Rüstungsdeal abblasen, Rüstungsindustrie verstaatlichen!
Es ist kaum zu fassen: Inmitten der Krise um die Auswirkungen des sich pandemisch verbreitenden Coronavirus SARS CoV-2 bläht die Bundesregierung das neue Beschaffungsprogramm der Bundesluftwaffe noch einmal auf. Ab 2025 will die Bundesluftwaffe nicht mehr nur, wie ursprünglich geplant, 90 Kampfflugzeuge kaufen, es sollen ihrer 135 werden.
Von Steve Hollasky, Dresden
Es sind wenigstens drei Umstände, die an diesem Rüstungsdeal sauer aufstoßen müssen. Es geht nicht mehr nur um die Ersetzung der neunzig letzten, nun seit mehreren Jahrzehnten im Dienst befindlichen Kampfflugzeuge vom Typ Tornado, was an sich schon eine kostspielige Aufrüstungsmaßnahme wäre. Die Bundesluftwaffe will ihren Kampfwert mit diesem Kauf deutlich steigern.
Ab 2025 sollen weitere neunzig Eurofighter durch die Wolken donnern. Hinzu kommen dann dreißig F/A-18E Superhornet, die ausdrücklich deshalb gekauft werden sollen, weil sie im Rahmen der nuklearen Teilhabe Atomwaffen ins Ziel tragen können – Einsatz gegen Zivilist*innen inklusive. Und weitere 15 F-18F Growler sollen demnächst feindliche Radaranlagen attackieren können. Wichtig ist diese Fähigkeit vor allem dann, wenn man offensiv operieren will. Im Grunde wäre allein schon der Kauf dieser 15 Kampfflugzeuge ein Fall für das Bundesverfassungsgericht (BVerfG), immerhin verbietet das deutsche Grundgesetz die Vorbereitung eines Angriffskrieges.
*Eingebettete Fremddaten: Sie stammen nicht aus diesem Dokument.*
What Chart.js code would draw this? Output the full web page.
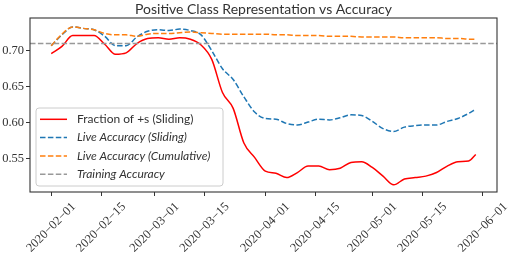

Aber gerade in dieser Frage hat das BVerfG durch seine Rechtsprechung mehr als einmal bewiesen, dass bürgerliche Rechtsetzung häufig darauf hinausläuft, Gesetze zu formulieren, an die man sich später nicht mehr gebunden fühlt. Wann immer gegen Auslandseinsätze der Bundeswehr geklagt wurde, hat das BVerfG diese nicht als Verstoß gegen den entsprechenden Artikel im Grundgesetz angesehen.
Teure Aufrüstung
Doch die Beschaffung der 135 Jets ist nicht nur eine klare Aufrüstungsmaßnahme und ein wenigstens potentiell aggressiver Akt, er ist zudem enorm teuer. Die Steuerzahler*innen können sich darauf freuen, pro Eurofighter einen Systempreis von 170 Millionen Euro hinzublättern und für jede F-18 noch einmal 93 Millionen Euro.
Dass allein müsste im Angesicht steigender Armutsquoten schon genug Anlass zum allgemeinen Aufschrei sein. Doch inmitten der Corona-Krise fällt es angesichts dieser Zahlen schwer mit dem Kopfschütteln aufzuhören. Denn so spendabel wie die Bundesregierung in der Frage der Beschaffung neuer Spielzeuge für ihre Militärs zu sein scheint; so knausrig ist sie bezüglich der Ausgaben für Gesundheit.
Jedes Intensivbett kostet ein Krankenhaus 85.000 Euro. Bundesgesundheitsminister Jens Spahn (CDU) verspricht die Kliniken mit 50.000 Euro zu unterstützen. Auf der Differenz von 35.000 Euro dürften die Häuser dann sitzen bleiben. Da braucht man kein*e Rechenkünstler*in zu sein, um eine Vorstellung davon zu entwickeln, wie viele Intensivbetten die Bundesrepublik schaffen könnte, wenn man Geld nicht zum Töten, sondern zum Retten ausgeben würde.
Es sollen nach Angaben der Industriegewerkschaft Metall gut 100.000 Arbeitsplätze in Deutschland sein, die daran hängen, dass man im bayerischen Manching den Eurofighter zusammenschraubt. Arbeitsplätze, die man auch ohne den Kauf der Kampfflugzeuge erhalten könnte, wenn man die Produktionsanlagen verstaatlicht und die Produktion, demokratisch durch die Beschäftigten und die Gesellschaft kontrolliert und verwaltet und auf sinnvolle Güter umstellt. Ein Vorschlag läge – nicht nur im Hinblick auf die aktuelle Situation, sondern auch auf den Umstand, dass jeder Eurofighter mit einer Anlage zur Versorgung des Piloten mit Sauerstoff ausgeliefert wird – wohl auf der Hand: Die Herstellung von Beatmungsgeräten!